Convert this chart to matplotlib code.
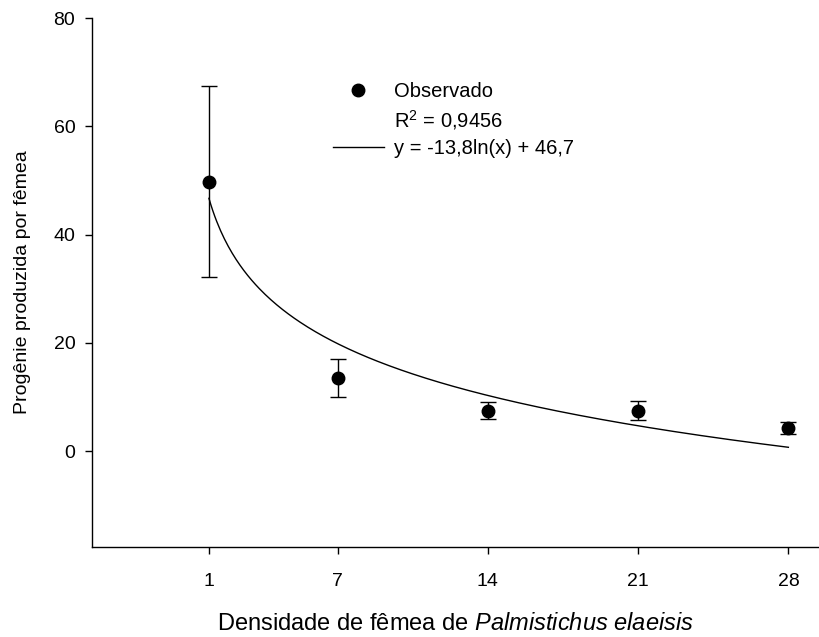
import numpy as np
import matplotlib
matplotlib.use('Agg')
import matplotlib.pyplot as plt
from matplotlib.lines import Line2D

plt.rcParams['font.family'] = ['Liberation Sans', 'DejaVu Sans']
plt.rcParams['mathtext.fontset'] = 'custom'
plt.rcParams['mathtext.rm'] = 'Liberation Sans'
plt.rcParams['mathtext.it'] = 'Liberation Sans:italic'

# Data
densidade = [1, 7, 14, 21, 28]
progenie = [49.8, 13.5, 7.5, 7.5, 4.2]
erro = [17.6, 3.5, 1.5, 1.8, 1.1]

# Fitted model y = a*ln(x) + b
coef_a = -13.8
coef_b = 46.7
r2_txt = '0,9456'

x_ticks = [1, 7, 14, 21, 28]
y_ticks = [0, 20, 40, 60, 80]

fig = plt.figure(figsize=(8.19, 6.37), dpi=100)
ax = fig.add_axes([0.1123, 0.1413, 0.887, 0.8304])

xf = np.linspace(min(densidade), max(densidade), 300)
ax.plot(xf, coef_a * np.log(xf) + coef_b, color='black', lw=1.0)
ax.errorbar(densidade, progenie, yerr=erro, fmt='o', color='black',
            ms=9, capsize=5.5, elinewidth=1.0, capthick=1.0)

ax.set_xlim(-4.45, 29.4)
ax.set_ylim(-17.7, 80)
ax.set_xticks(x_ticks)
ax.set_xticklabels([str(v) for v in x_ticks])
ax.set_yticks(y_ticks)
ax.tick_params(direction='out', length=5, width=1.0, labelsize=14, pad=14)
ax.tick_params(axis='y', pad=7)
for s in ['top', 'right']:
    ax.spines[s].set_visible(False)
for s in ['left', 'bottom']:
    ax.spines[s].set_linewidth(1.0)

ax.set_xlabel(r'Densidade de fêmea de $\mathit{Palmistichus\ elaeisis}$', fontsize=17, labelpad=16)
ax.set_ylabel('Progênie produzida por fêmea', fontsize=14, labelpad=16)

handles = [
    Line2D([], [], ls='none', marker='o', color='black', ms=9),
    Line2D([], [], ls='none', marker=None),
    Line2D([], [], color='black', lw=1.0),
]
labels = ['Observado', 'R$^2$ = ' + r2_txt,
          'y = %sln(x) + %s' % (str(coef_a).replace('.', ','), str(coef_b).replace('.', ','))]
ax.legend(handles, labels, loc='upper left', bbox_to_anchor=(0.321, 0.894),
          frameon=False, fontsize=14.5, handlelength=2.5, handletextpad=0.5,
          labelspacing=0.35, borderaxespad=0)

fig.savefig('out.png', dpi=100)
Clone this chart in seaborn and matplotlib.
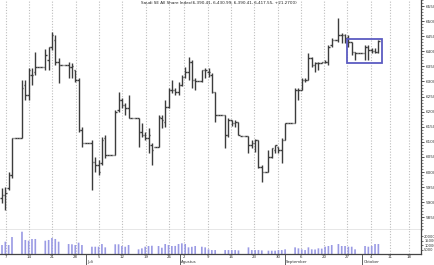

++++++++++++++++++++

Job
Reproduce the entries exactly. Do not carry over any picture.

Result below
Convert this chart to matplotlib code.
import numpy as np
import matplotlib
matplotlib.use('Agg')
import matplotlib.pyplot as plt
from matplotlib.lines import Line2D

plt.rcParams['font.family'] = ['Liberation Sans', 'DejaVu Sans']
plt.rcParams['mathtext.fontset'] = 'custom'
plt.rcParams['mathtext.rm'] = 'Liberation Sans'
plt.rcParams['mathtext.it'] = 'Liberation Sans:italic'

# Data
densidade = [1, 7, 14, 21, 28]
progenie = [49.8, 13.5, 7.5, 7.5, 4.2]
erro = [17.6, 3.5, 1.5, 1.8, 1.1]

# Fitted model y = a*ln(x) + b
coef_a = -13.8
coef_b = 46.7
r2_txt = '0,9456'

x_ticks = [1, 7, 14, 21, 28]
y_ticks = [0, 20, 40, 60, 80]

fig = plt.figure(figsize=(8.19, 6.37), dpi=100)
ax = fig.add_axes([0.1123, 0.1413, 0.887, 0.8304])

xf = np.linspace(min(densidade), max(densidade), 300)
ax.plot(xf, coef_a * np.log(xf) + coef_b, color='black', lw=1.0)
ax.errorbar(densidade, progenie, yerr=erro, fmt='o', color='black',
            ms=9, capsize=5.5, elinewidth=1.0, capthick=1.0)

ax.set_xlim(-4.45, 29.4)
ax.set_ylim(-17.7, 80)
ax.set_xticks(x_ticks)
ax.set_xticklabels([str(v) for v in x_ticks])
ax.set_yticks(y_ticks)
ax.tick_params(direction='out', length=5, width=1.0, labelsize=14, pad=14)
ax.tick_params(axis='y', pad=7)
for s in ['top', 'right']:
    ax.spines[s].set_visible(False)
for s in ['left', 'bottom']:
    ax.spines[s].set_linewidth(1.0)

ax.set_xlabel(r'Densidade de fêmea de $\mathit{Palmistichus\ elaeisis}$', fontsize=17, labelpad=16)
ax.set_ylabel('Progênie produzida por fêmea', fontsize=14, labelpad=16)

handles = [
    Line2D([], [], ls='none', marker='o', color='black', ms=9),
    Line2D([], [], ls='none', marker=None),
    Line2D([], [], color='black', lw=1.0),
]
labels = ['Observado', 'R$^2$ = ' + r2_txt,
          'y = %sln(x) + %s' % (str(coef_a).replace('.', ','), str(coef_b).replace('.', ','))]
ax.legend(handles, labels, loc='upper left', bbox_to_anchor=(0.321, 0.894),
          frameon=False, fontsize=14.5, handlelength=2.5, handletextpad=0.5,
          labelspacing=0.35, borderaxespad=0)

fig.savefig('out.png', dpi=100)
Clone this chart in seaborn and matplotlib.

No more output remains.